The effects of elevated CO2 on plants can vary depending on other environmental factors. While elevated CO2 makes carbon more available, plants also require other resources including minerals obtained from the soil. Elevated CO2 does not directly make these mineral elements more available and, as noted above, may even decrease the uptake of some elements. The ability of plants to respond to elevated CO2 with increased photosynthesis and growth may therefore be limited under conditions of low mineral availability. This effect has been best documented for nitrogen. In FACE experiments, there is less enhancement of photosynthesis by elevated CO2 under low than high soil N conditions (Ainsworth & Long 2005; Ainsworth & Rogers 2007). Crop yield in FACE also appears to be enhanced by elevated CO2 to a lesser extent under low-N than under high-N (Ainsworth & Long 2005; Ainsworth 2008; Long et al. 2006). Across studies using all types of CO2 fumigation technologies, there is a lower enhancement of biomass production by elevated CO2 under low-nutrient conditions (Poorter & Navas 2003). Crops grown with low amounts of N fertilization also show a greater decrease in protein concentrations under elevated CO2 than crops grown with higher N fertilization (Taub et al. 2008).
Another environmental factor that interacts with elevated CO2 is atmospheric ozone (O3), a gaseous toxin. Ground-level O3 concentrations have been increasing worldwide (and are expected to continue to increase) due to increased emissions of pollutants that react to produce O3 (Vingarzan 2004). High atmospheric concentrations of ozone can cause damage to leaves and decreased plant growth and photosynthesis (Feng et al. 2008; Morgan et al. 2003). The primary location of O3 injury to plants is the internal tissues of leaves. Decreased openness of stomata under elevated CO2 can therefore decrease exposure of sensitive tissues to ozone. Elevated CO2 substantially decreases the negative effects of high ozone on photosynthesis, growth, and seed yield in both soybeans and rice (Feng et al. 2008; Morgan et al. 2003). Across experiments with all plant species, the enhancement of growth by elevated CO2 is much greater under conditions of ozone stress than otherwise (Poorter & Navas 2003).

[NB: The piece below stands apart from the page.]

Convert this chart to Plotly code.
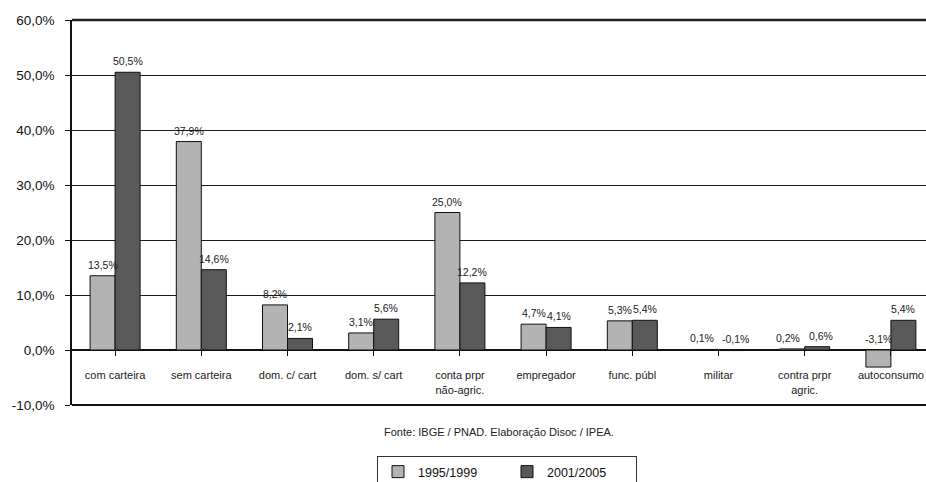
import plotly.graph_objects as go

categories = ["com carteira", "sem carteira", "dom. c/ cart", "dom. s/ cart",
              "conta prpr<br>não-agric.", "empregador", "func. públ", "militar",
              "contra prpr<br>agric.", "autoconsumo"]
series_names = ["1995/1999", "2001/2005"]
values_9599 = [13.5, 37.9, 8.2, 3.1, 25.0, 4.7, 5.3, 0.1, 0.2, -3.1]
values_0105 = [50.5, 14.6, 2.1, 5.6, 12.2, 4.1, 5.4, -0.1, 0.6, 5.4]
y_ticks = [-10, 0, 10, 20, 30, 40, 50, 60]
colors = ["#b3b3b3", "#595959"]
source_text = "Fonte: IBGE / PNAD. Elaboração Disoc / IPEA."

W, H = 926, 482
ML, MR, MT, MB = 72, 0, 20, 77
cat_px = 86.2
plot_w = W - ML - MR
plot_h = H - MT - MB
x_end = -0.5 + plot_w / cat_px
bargap = 0.42
bar_w = (1 - bargap) / 2

def fmt(v):
    return ("%.1f%%" % v).replace(".", ",")

series = [values_9599, values_0105]

fig = go.Figure()
for name, vals, col in zip(series_names, series, colors):
    fig.add_trace(go.Bar(
        x=list(range(len(categories))), y=vals, name=name,
        marker=dict(color=col, line=dict(color="#111111", width=1)),
    ))

annotations = []
for k, vals in enumerate(series):
    off = (-0.5 + k) * bar_w
    for i, v in enumerate(vals):
        both_small = abs(series[0][i]) < 1 and abs(series[1][i]) < 1
        annotations.append(dict(
            x=i + off, y=max(v, 0), xref="x", yref="y", text=fmt(v),
            showarrow=False, yanchor="bottom", yshift=3,
            xshift=(-4 + 8 * k) if both_small else 0,
            font=dict(size=10.5, color="#222222", family="Liberation Sans, Arial, sans-serif"),
        ))
annotations.append(dict(
    x=0.5, y=-27 / plot_h, xref="paper", yref="paper", text=source_text,
    showarrow=False, yanchor="middle", xanchor="center",
    font=dict(size=11, color="#222222", family="Liberation Sans, Arial, sans-serif"),
))

zero_frac = (0 - y_ticks[0]) / (y_ticks[-1] - y_ticks[0])

fig.update_layout(
    width=W, height=H,
    margin=dict(l=ML, r=MR, t=MT, b=MB, autoexpand=False),
    plot_bgcolor="white", paper_bgcolor="white",
    barmode="group", bargap=bargap, bargroupgap=0,
    font=dict(family="Liberation Sans, Arial, sans-serif", color="#222222"),
    separators=",.",
    xaxis=dict(
        tickmode="array", tickvals=list(range(len(categories))), ticktext=categories,
        range=[-0.5, x_end], anchor="free", position=zero_frac,
        showline=False, showgrid=False, zeroline=False,
        ticks="outside", ticklen=5, tickcolor="#111111", tickson="boundaries",
        tickfont=dict(size=11, color="#222222"), ticklabelstandoff=10,
    ),
    yaxis=dict(
        range=[y_ticks[0], y_ticks[-1]], tickvals=y_ticks,
        ticktext=[fmt(v) for v in y_ticks],
        showgrid=True, gridcolor="#1a1a1a", gridwidth=1,
        zeroline=True, zerolinecolor="#111111", zerolinewidth=1.5,
        showline=True, linecolor="#111111", linewidth=1.5,
        ticks="outside", ticklen=5, tickcolor="#111111",
        tickfont=dict(size=13.5, color="#111111"), ticklabelstandoff=8,
    ),
    legend=dict(
        orientation="h", x=(377 - ML) / plot_w, y=-51 / plot_h,
        xanchor="left", yanchor="top",
        bordercolor="#333333", borderwidth=1, bgcolor="white",
        font=dict(size=12.5, color="#111111"),
        entrywidth=84, entrywidthmode="pixels",
    ),
    annotations=annotations,
    shapes=[
        dict(type="line", xref="paper", yref="paper", x0=0, x1=1, y0=1, y1=1,
             line=dict(color="#222222", width=2.5)),
        dict(type="line", xref="paper", yref="paper", x0=0, x1=1, y0=0, y1=0,
             line=dict(color="#111111", width=2)),
    ],
    showlegend=True,
)

fig.write_html("out.html")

Current evidence suggests that that the concentrations of atmospheric CO2 predicted for the year 2100 will have major implications for plant physiology and growth. Under elevated CO2 most plant species show higher rates of photosynthesis, increased growth, decreased water use and lowered tissue concentrations of nitrogen and protein. Rising CO2 over the next century is likely to affect both agricultural production and food quality. The effects of elevated CO2 are not uniform; some species, particularly those that utilize the C4 variant of photosynthesis, show less of a response to elevated CO2 than do other types of plants. Rising CO2 is therefore likely to have complex effects on the growth and composition of natural plant communities.